This discussion has been locked.
You can no longer post new replies to this discussion. If you have a question you can start a new discussion

AWS IoT Send Function Error -128 and maintaining connection

I'm working on the 9160 SoC using nRF Connect SDK 1.8.0 to send MQTT messages to an AWS endpoint.  The messages correctly are able to send and the device works for 5-10 minutes but then fails giving error -128.  I looked this up to be ENOTCONN which makes me think that something is causing the connection to time out, but I couldn't find anything in the AWS documentation or SDK 1.8.0 documentation that would cause this.  Is there any reason that would cause this disconnection, and is there any example of the protocol for staying connected?  The goal of my program is to be constantly ready to send MQTT messages when contacted over BLE so I want to always be connected if possible.

Thanks!

  • Hi,

     

    It sounds like your connection times out. Each network is configured (and routed) differently, so the NAT timeout for your network path sounds to be lower than 5-10 minutes.
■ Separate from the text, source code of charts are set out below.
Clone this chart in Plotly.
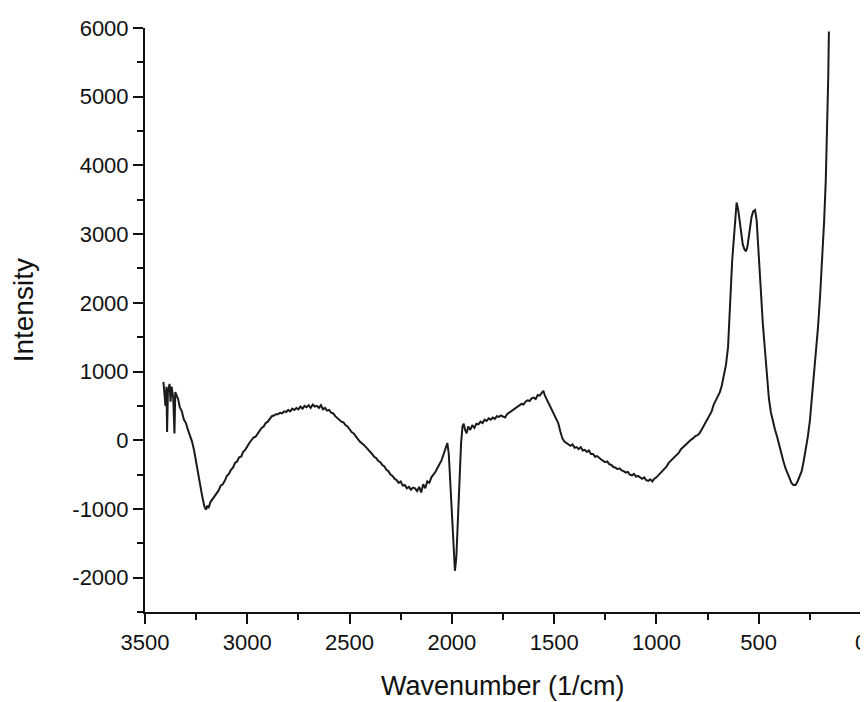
import plotly.graph_objects as go

wavenumber = [
    3410, 3400, 3395, 3392, 3388, 3380, 3375, 3370, 3362, 3356, 3352, 3345, 3338, 3330, 3320, 3310,
    3300, 3290, 3280, 3270, 3260, 3250, 3240, 3230, 3220, 3210, 3202, 3195, 3190, 3180, 3170, 3160,
    3150, 3140, 3130, 3120, 3110, 3100, 3090, 3080, 3070, 3060, 3050, 3040, 3030, 3020, 3010, 3000,
    2990, 2980, 2970, 2960, 2950, 2940, 2930, 2920, 2910, 2900, 2890, 2880, 2870, 2860, 2850, 2840,
    2830, 2820, 2810, 2800, 2790, 2780, 2770, 2760, 2750, 2740, 2730, 2720, 2710, 2700, 2690, 2680,
    2670, 2660, 2650, 2640, 2630, 2620, 2610, 2600, 2590, 2580, 2570, 2560, 2550, 2540, 2530, 2520,
    2510, 2500, 2490, 2480, 2470, 2460, 2450, 2440, 2430, 2420, 2410, 2400, 2390, 2380, 2370, 2360,
    2350, 2340, 2330, 2320, 2310, 2300, 2290, 2280, 2270, 2260, 2250, 2240, 2230, 2220, 2210, 2200,
    2190, 2180, 2170, 2160, 2150, 2140, 2130, 2120, 2110, 2100, 2090, 2080, 2070, 2060, 2050, 2040,
    2030, 2022, 2015, 2008, 2000, 1993, 1985, 1978, 1970, 1962, 1955, 1948, 1942, 1935, 1928, 1920,
    1910, 1900, 1890, 1880, 1870, 1860, 1850, 1840, 1830, 1820, 1810, 1800, 1790, 1780, 1770, 1760,
    1750, 1740, 1730, 1720, 1710, 1700, 1690, 1680, 1670, 1660, 1650, 1640, 1630, 1620, 1610, 1600,
    1590, 1580, 1570, 1560, 1553, 1545, 1530, 1520, 1510, 1500, 1490, 1480, 1470, 1460, 1450, 1440,
    1430, 1420, 1410, 1400, 1390, 1380, 1370, 1360, 1350, 1340, 1330, 1320, 1310, 1300, 1290, 1280,
    1270, 1260, 1250, 1240, 1230, 1220, 1210, 1200, 1190, 1180, 1170, 1160, 1150, 1140, 1130, 1120,
    1110, 1100, 1090, 1080, 1070, 1060, 1050, 1040, 1030, 1020, 1010, 1000, 990, 980, 970, 960,
    950, 940, 930, 920, 910, 900, 890, 880, 870, 860, 850, 840, 830, 820, 810, 800,
    790, 780, 770, 760, 750, 740, 730, 720, 710, 700, 690, 680, 670, 660, 650, 645,
    640, 635, 630, 625, 620, 615, 608, 600, 592, 585, 578, 570, 562, 555, 545, 535,
    527, 518, 510, 503, 495, 488, 480, 470, 460, 450, 440, 430, 420, 410, 400, 390,
    380, 370, 360, 350, 340, 330, 320, 310, 300, 290, 280, 270, 260, 250, 240, 230,
    220, 210, 200, 190, 180, 172, 165, 160, 157,
]

intensity = [
    850, 500, 780, 120, 700, 820, 560, 780, 620, 100, 700, 640, 600, 480, 420, 300,
    250, 150, 60, -20, -150, -330, -480, -650, -820, -960, -1010, -950, -990, -900, -860, -820,
    -770, -730, -660, -640, -590, -520, -490, -430, -400, -330, -310, -250, -240, -170, -140, -80,
    -40, 0, 40, 50, 90, 140, 180, 200, 250, 270, 320, 350, 360, 380, 380, 400,
    390, 420, 410, 440, 420, 460, 440, 470, 450, 490, 460, 500, 480, 510, 470, 520,
    490, 500, 470, 510, 450, 470, 430, 440, 400, 390, 350, 320, 300, 270, 260, 220,
    200, 150, 120, 100, 50, 20, -20, -40, -70, -100, -130, -170, -200, -240, -260, -300,
    -320, -360, -380, -430, -450, -500, -520, -560, -580, -620, -600, -660, -650, -700, -680, -720,
    -690, -700, -740, -680, -760, -640, -700, -600, -620, -540, -500, -460, -400, -350, -290, -200,
    -100, -40, -200, -600, -1100, -1600, -1900, -1700, -1100, -500, -50, 200, 240, 150, 100, 200,
    150, 220, 180, 240, 230, 270, 250, 300, 280, 320, 300, 330, 310, 350, 340, 360,
    350, 330, 380, 400, 430, 440, 470, 480, 500, 530, 520, 560, 580, 570, 610, 620,
    600, 660, 650, 700, 720, 650, 560, 480, 430, 360, 300, 250, 130, 30, -20, -40,
    -60, -80, -60, -110, -100, -130, -100, -150, -140, -170, -150, -200, -200, -240, -230, -260,
    -280, -300, -320, -310, -350, -360, -390, -400, -420, -410, -440, -450, -470, -460, -500, -510,
    -490, -530, -520, -540, -560, -540, -580, -590, -570, -600, -560, -540, -510, -470, -440, -410,
    -380, -330, -300, -270, -240, -200, -180, -130, -100, -70, -40, -20, 10, 30, 60, 70,
    100, 150, 200, 250, 300, 350, 420, 520, 580, 640, 700, 800, 950, 1100, 1350, 1700,
    2000, 2300, 2600, 2800, 3000, 3250, 3460, 3350, 3150, 2950, 2850, 2780, 2750, 2820, 3050, 3250,
    3330, 3350, 3200, 2900, 2500, 2100, 1700, 1300, 900, 600, 400, 250, 150, 50, -80, -200,
    -300, -400, -480, -560, -620, -650, -650, -600, -520, -450, -300, -150, 50, 280, 600, 900,
    1250, 1650, 2100, 2600, 3200, 3800, 4600, 5300, 5950,
]

x_tick_vals = [3500, 3000, 2500, 2000, 1500, 1000, 500, 0]
y_tick_vals = [-2000, -1000, 0, 1000, 2000, 3000, 4000, 5000, 6000]
x_title = "Wavenumber (1/cm)"
y_title = "Intensity"

FONT = "Liberation Sans, Arial, sans-serif"
INK = "#111111"

fig = go.Figure()
fig.add_trace(go.Scatter(
    x=wavenumber, y=intensity, mode="lines",
    line=dict(color="#1a1a1a", width=2),
    showlegend=False,
))

# page body has an 8px default margin, so the figure is sized to fit the window
fig.update_layout(
    width=860, height=694,
    margin=dict(l=137, r=7, t=20, b=90),
    paper_bgcolor="white", plot_bgcolor="white",
    font=dict(family=FONT, color=INK),
    annotations=[
        dict(text=x_title, xref="paper", yref="paper", x=0.5, y=-0.126,
             xanchor="center", yanchor="middle", showarrow=False,
             font=dict(size=27, family=FONT, color=INK)),
        dict(text=y_title, xref="paper", yref="paper", x=-0.170, y=0.517,
             xanchor="center", yanchor="middle", showarrow=False, textangle=-90,
             font=dict(size=28, family=FONT, color=INK)),
    ],
)

fig.update_xaxes(
    range=[3500, 0], autorange=False, automargin=False,
    tickvals=x_tick_vals, ticktext=[str(v) for v in x_tick_vals],
    showgrid=False, zeroline=False,
    showline=True, linecolor=INK, linewidth=2,
    ticks="outside", ticklen=10, tickwidth=2, tickcolor=INK,
    minor=dict(dtick=250, tick0=0, ticks="outside", ticklen=6, tickwidth=2, tickcolor=INK, showgrid=False),
    tickfont=dict(size=22, family=FONT, color=INK),
)

fig.update_yaxes(
    range=[-2500, 6000], autorange=False, automargin=False,
    tickvals=y_tick_vals, ticktext=[str(v) for v in y_tick_vals],
    showgrid=False, zeroline=False,
    showline=True, linecolor=INK, linewidth=2,
    ticks="outside", ticklen=10, tickwidth=2, tickcolor=INK,
    minor=dict(dtick=500, tick0=0, ticks="outside", ticklen=6, tickwidth=2, tickcolor=INK, showgrid=False),
    tickfont=dict(size=22, family=FONT, color=INK),
)

fig.write_html("out.html")
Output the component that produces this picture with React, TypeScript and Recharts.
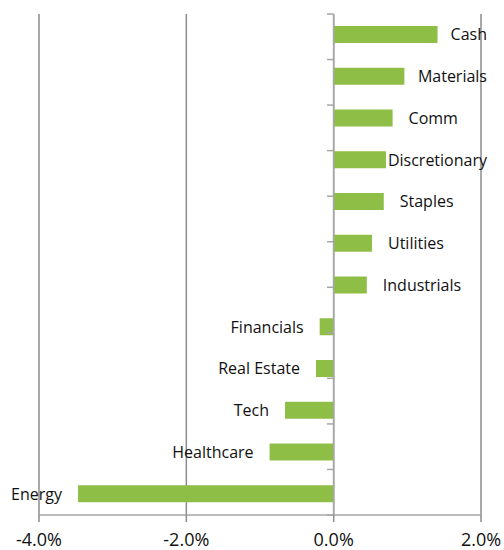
import { BarChart, Bar, XAxis, YAxis, CartesianGrid, ReferenceLine, LabelList } from "recharts";

// Sector relative returns (%), top to bottom as drawn
const sectors = [
  "Cash",
  "Materials",
  "Comm",
  "Discretionary",
  "Staples",
  "Utilities",
  "Industrials",
  "Financials",
  "Real Estate",
  "Tech",
  "Healthcare",
  "Energy",
];
const returns = [1.41, 0.96, 0.8, 0.71, 0.68, 0.52, 0.45, -0.19, -0.24, -0.66, -0.87, -3.47];
const xTicks = [-4, -2, 0, 2];
const slotEdges = [0, 1, 2, 3, 4, 5, 6, 7, 8, 9, 10, 11, 12];

const colors = {
  bar: "#8FBE46",
  grid: "#8C8C8C",
  axis: "#A6A6A6",
  text: "#111111",
};

const labelFont = "16px 'Open Sans'";

const data = sectors.map((name, i) => ({ name, value: returns[i] }));

let measureCtx: CanvasRenderingContext2D | null = null;
const textWidth = (s: string) => {
  if (!measureCtx) measureCtx = document.createElement("canvas").getContext("2d");
  if (!measureCtx) return s.length * 8;
  measureCtx.font = labelFont;
  return measureCtx.measureText(s).width;
};

// name label sits beside the bar end, pulled back in if it would run off the right edge
const SectorLabel = (props: any) => {
  const { x, y, width, height, index } = props;
  const name = sectors[index];
  const left = Math.min(x, x + width);
  const right = Math.max(x, x + width);
  const cy = y + height / 2;
  const gap = 16;
  if (returns[index] >= 0) {
    const w = textWidth(name);
    const tx = Math.min(right + gap, 487 - w);
    return (
      <text x={tx} y={cy} dy="0.36em" textAnchor="start" fill={colors.text} style={{ font: labelFont }}>
        {name}
      </text>
    );
  }
  return (
    <text x={left - gap} y={cy} dy="0.36em" textAnchor="end" fill={colors.text} style={{ font: labelFont }}>
      {name}
    </text>
  );
};

const App = () => {
  return (
    <div style={{ position: "absolute", left: 0, top: 0, background: "#fff" }}>
      <BarChart
        width={504}
        height={550}
        data={data}
        layout="vertical"
        margin={{ top: 14, right: 23, bottom: 0, left: 39 }}
      >
        <CartesianGrid horizontal={false} stroke={colors.grid} strokeWidth={1.5} />
        <XAxis
          type="number"
          domain={[-4, 2]}
          ticks={xTicks}
          allowDataOverflow
          height={35}
          tickSize={7}
          tickMargin={11}
          axisLine={{ stroke: colors.axis, strokeWidth: 1.5 }}
          tickLine={{ stroke: colors.grid, strokeWidth: 1.5 }}
          tick={{ fill: colors.text, fontSize: 18, fontFamily: "Open Sans" }}
          tickFormatter={(v: number) => `${v.toFixed(1)}%`}
        />
        <YAxis type="category" dataKey="name" hide />
        <YAxis yAxisId="slots" type="number" domain={[0, 12]} reversed hide />
        <ReferenceLine x={0} stroke={colors.axis} strokeWidth={1.5} />
        {slotEdges.map((e) => (
          <ReferenceLine
            key={e}
            yAxisId="slots"
            segment={[
              { x: -0.09, y: e },
              { x: 0, y: e },
            ]}
            stroke={colors.axis}
            strokeWidth={1.5}
            ifOverflow="visible"
          />
        ))}
        <Bar dataKey="value" fill={colors.bar} barSize={17} isAnimationActive={false}>
          <LabelList dataKey="value" content={SectorLabel} />
        </Bar>
      </BarChart>
    </div>
  );
};

export default App;
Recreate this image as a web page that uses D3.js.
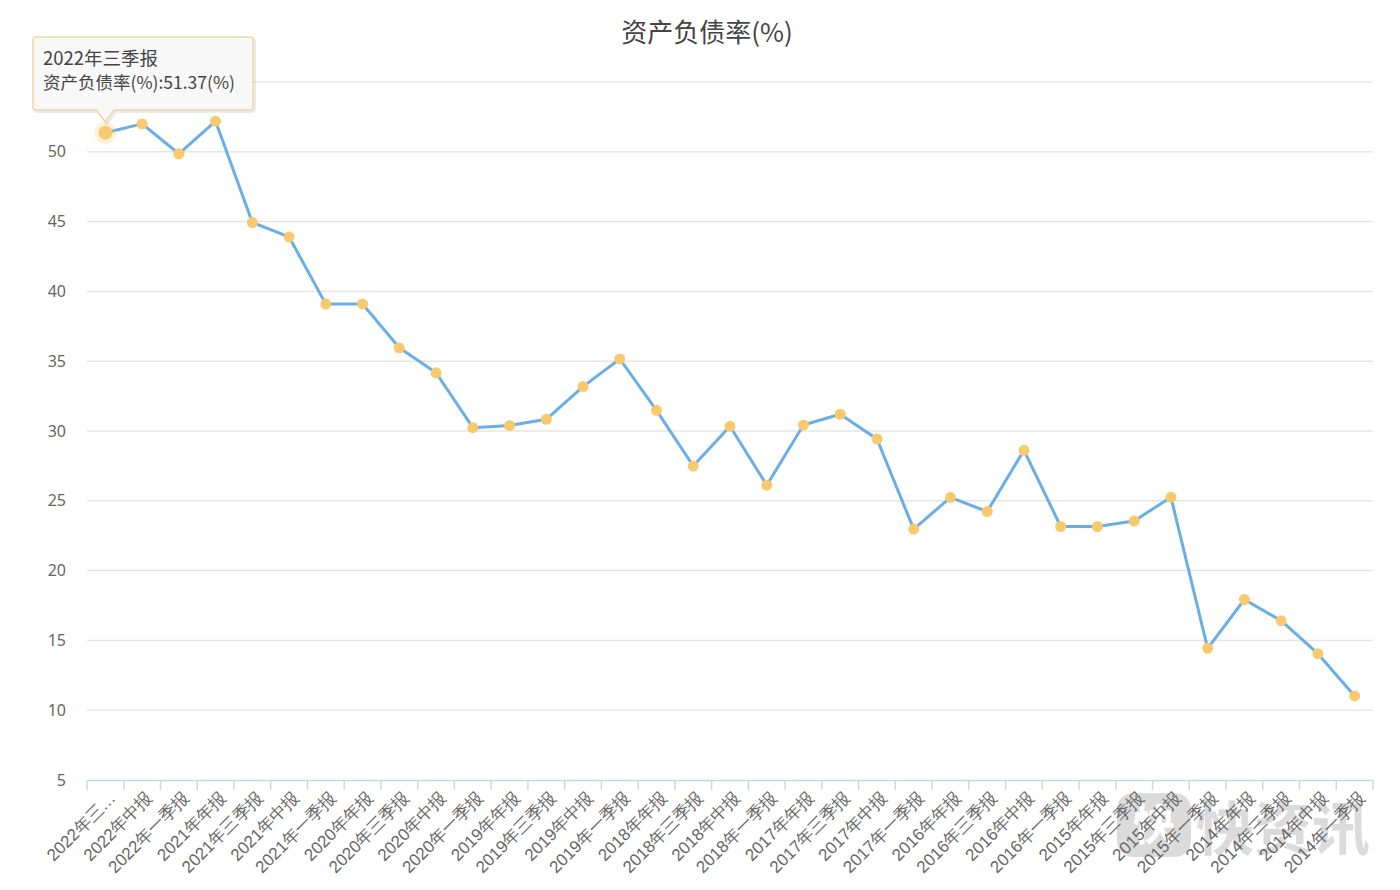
<!DOCTYPE html>
<html><head><meta charset="utf-8">
<script src="https://cdn.jsdelivr.net/npm/d3@7"></script>
<style>
html,body{margin:0;padding:0;background:#fff;}
svg{display:block;font-family:"Noto Sans CJK SC","Noto Sans",sans-serif;}
</style></head>
<body><svg id="c" width="1400" height="890"></svg>
<script>
const title = "资产负债率(%)";
const seriesName = "资产负债率(%)";
const categories = ["2022年三季报","2022年中报","2022年一季报","2021年年报","2021年三季报","2021年中报","2021年一季报","2020年年报","2020年三季报","2020年中报","2020年一季报","2019年年报","2019年三季报","2019年中报","2019年一季报","2018年年报","2018年三季报","2018年中报","2018年一季报","2017年年报","2017年三季报","2017年中报","2017年一季报","2016年年报","2016年三季报","2016年中报","2016年一季报","2015年年报","2015年三季报","2015年中报","2015年一季报","2014年年报","2014年三季报","2014年中报","2014年一季报"];
const values = [51.37,52.0,49.86,52.19,44.93,43.9,39.09,39.1,35.96,34.17,30.24,30.39,30.84,33.18,35.16,31.48,27.49,30.34,26.12,30.43,31.2,29.43,22.97,25.24,24.23,28.62,23.16,23.16,23.55,25.26,14.43,17.93,16.41,14.05,11.02];
const yTicks = [5,10,15,20,25,30,35,40,45,50,55];
const hoverIndex = 0;

const svg = d3.select("#c");
const pL = 87, pR = 1373, pT = 82, pB = 780;

const x = d3.scaleBand().domain(categories).range([pL, pR]).paddingInner(0).paddingOuter(0);
const y = d3.scaleLinear().domain([5, 55]).range([pB, pT]);

// title
svg.append("text").attr("x", 707).attr("y", 42).attr("text-anchor", "middle")
  .attr("font-size", 26).attr("fill", "#444").text(title);

// grid
svg.append("g").selectAll("line").data(yTicks.filter(d => d > 5)).join("line")
  .attr("x1", pL).attr("x2", pR)
  .attr("y1", d => y(d)).attr("y2", d => y(d))
  .attr("stroke", "#e6e6e6").attr("stroke-width", 1.5);

// y axis labels
const yAxis = d3.axisLeft(y).tickValues(yTicks.filter(d => d < 55)).tickSize(0).tickPadding(21);
const gy = svg.append("g").attr("transform", `translate(${pL},0)`).call(yAxis);
gy.select(".domain").remove();
gy.selectAll("text").attr("font-size", 16).attr("fill", "#666").attr("font-family", "'Noto Sans', sans-serif");

// watermark
const wm = svg.append("g").attr("opacity", 0.3);
wm.append("rect").attr("x", 1117).attr("y", 793).attr("width", 74).attr("height", 64).attr("rx", 16).attr("fill", "#8a8a8a");
wm.append("text").attr("x", 1154).attr("y", 840).attr("text-anchor", "middle").attr("font-size", 42).attr("font-weight", "bold").attr("fill", "#fff").text("快");
wm.append("text").attr("x", 1196).attr("y", 850).attr("font-size", 58).attr("font-weight", "bold").attr("fill", "#8a8a8a").text("快资讯");

// x axis
const xAxis = d3.axisBottom(x).tickSize(0).tickFormat((d, i) => i === 0 ? "2022年三…" : d);
const gx = svg.append("g").attr("transform", `translate(0,${pB})`).call(xAxis);
gx.select(".domain").attr("stroke", "#ccd6eb").attr("stroke-width", 1.5);
gx.selectAll(".tick line").remove();
gx.selectAll(".tick text")
  .attr("font-size", 17).attr("fill", "#666")
  .attr("text-anchor", "end")
  .attr("transform", "translate(7,15) rotate(-45)")
  .attr("dy", "0.35em").attr("y", 0).attr("x", 0);
// category boundary ticks
const bounds = categories.map(c => x(c)).concat([pR]);
svg.append("g").selectAll("line").data(bounds).join("line")
  .attr("x1", d => d).attr("x2", d => d)
  .attr("y1", pB).attr("y2", pB + 10)
  .attr("stroke", "#ccd6eb").attr("stroke-width", 1.5);

// line
const cx = (d, i) => x(categories[i]) + x.bandwidth() / 2;
const line = d3.line().x((d, i) => cx(d, i)).y(d => y(d));
svg.append("path").datum(values).attr("d", line)
  .attr("fill", "none").attr("stroke", "#6aaee8").attr("stroke-width", 3)
  .attr("stroke-linejoin", "round");

// halo for hovered
svg.append("circle").attr("cx", cx(values[hoverIndex], hoverIndex)).attr("cy", y(values[hoverIndex]))
  .attr("r", 11).attr("fill", "#f9c96d").attr("opacity", 0.25);

svg.append("g").selectAll("circle").data(values).join("circle")
  .attr("cx", (d, i) => cx(d, i)).attr("cy", d => y(d))
  .attr("r", (d, i) => i === hoverIndex ? 7 : 5.5)
  .attr("fill", "#f9c96d");

// tooltip
const px = cx(values[hoverIndex], hoverIndex), py = y(values[hoverIndex]);
const tx0 = 33, tx1 = 253, ty0 = 37, ty1 = 110;
const tip = svg.append("g");
const tipPath = `M${tx0 + 3},${ty0} H${tx1 - 3} Q${tx1},${ty0} ${tx1},${ty0 + 3} V${ty1 - 3} Q${tx1},${ty1} ${tx1 - 3},${ty1} H${px + 9} L${px},${py - 11} L${px - 9},${ty1} H${tx0 + 3} Q${tx0},${ty1} ${tx0},${ty1 - 3} V${ty0 + 3} Q${tx0},${ty0} ${tx0 + 3},${ty0} Z`;
tip.append("path").attr("d", tipPath).attr("transform", "translate(1.5,1.5)")
  .attr("fill", "none").attr("stroke", "#000").attr("stroke-opacity", 0.08).attr("stroke-width", 3);
tip.append("path").attr("d", tipPath)
  .attr("fill", "#f8f8f8").attr("fill-opacity", 0.95).attr("stroke", "#efd6a6").attr("stroke-width", 1.5);
tip.append("text").attr("x", 43).attr("y", 65).attr("font-size", 18.5).attr("fill", "#444").text(categories[hoverIndex]);
tip.append("text").attr("x", 43).attr("y", 89).attr("font-size", 17.5).attr("fill", "#444")
  .text(`${seriesName}:${values[hoverIndex].toFixed(2)}(%)`);
</script></body></html>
    Could you check what your "CONFIG_MQTT_KEEPALIVE" is set to, and try to lower this value? 

     

    Kind regards,

    Håkon

  • So if I'm understanding correctly the network for the NAT time is timing out after 5-10 minutes but it's only set to receive the KEEPALIVE packets every 20 mins since CONFIG_MQTT_KEEPALIVE is currently set at 1200.  So since it didn't receive the packets in time it's disconnecting.  Is there a way to check the NAT timeout for the network path to verify that my keepalive timer is within the range of the NAT timeout?  Or do I need to test this manually?  

  • Hi,

     

    jake11212 said:
    So since it didn't receive the packet in time it's disconnecting.  Is there a way to check the NAT timeout for the network path to verify that my keepout timer is within the range of the NAT timeout?  Or do I need to test this manually?  

    You can contact your network operator and ask, or you can reduce CONFIG_MQTT_KEEPALIVE to a point where it starts to work (divide it by 2, test, if not working, divide by 2 again).

    Do note that this also depends on the keep-alive of your mqtt broker as well as your "network chain".